One other thing to consider: HEMP (High altitude Electromagnetic Pulse from a nuclear air burst).  AM transmitters are more robust when it comes to HEMP than FM transmitters.  This is because of their modulation type and frequency of operation.  A 5 KW AM transmitter can withstand RF voltages six or eight times its nameplate carrier rating.  Tube-type transmitters are even more robust than solid state.  The FM broadcast band falls right in the middle of the HEMP fast pulse frequency (72-225 MHz), which will likely resonate in the tuning circuits of the transmitter exposed to it and destroy all of the active devices.  Not so with AM transmitters.

A HEMP event would cause catastrophic damage to the electrical grid across wide areas of the continent (see also;  Starfish Prime).
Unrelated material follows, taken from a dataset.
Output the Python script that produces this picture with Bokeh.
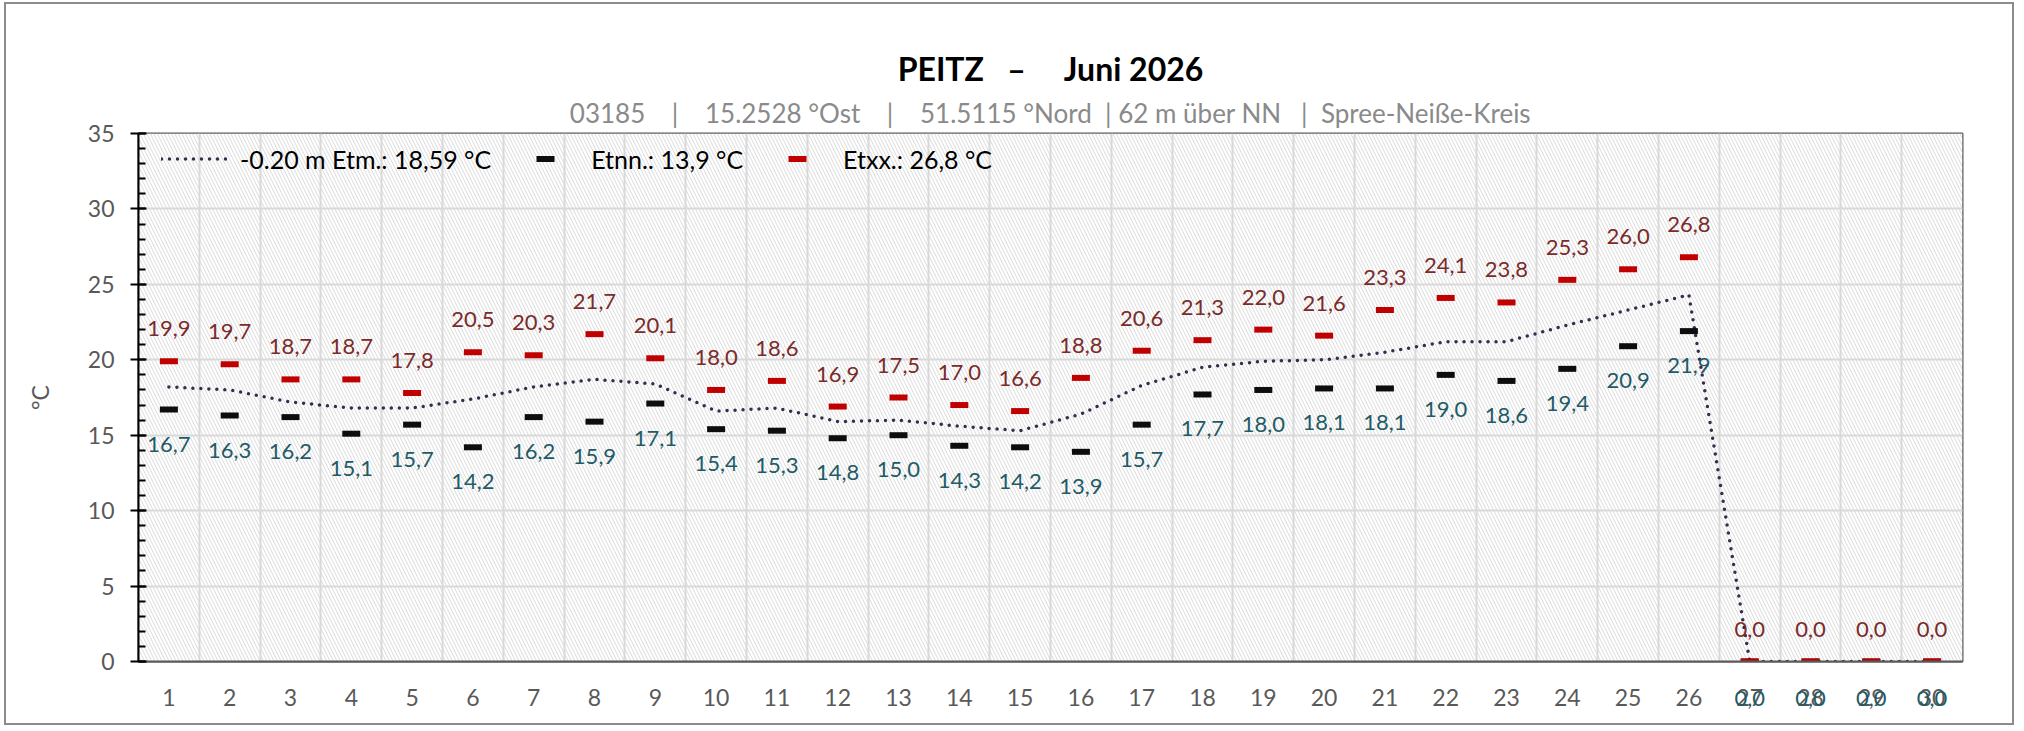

The voltages instantaneously induced on computer circuit boards and power supplies would be so high, they would likely burst into flames if they were close enough to the detonation.  The same for almost all other electronic devices with circuit boards.  It would set the country back one hundred or more years, technologically, causing massive disruptions in the food supply chain.  Such an act would surely be met with massive nuclear retaliation by the US.  The military has not only hardened all of its communications and command facilities, but they have also undergone rigorous EMP testing, finding and fixing design flaws.  Thus, the US military’s capacity to wage war would continue undiminished after a HEMP event, a fact that all other members of the nuclear club are surely aware of.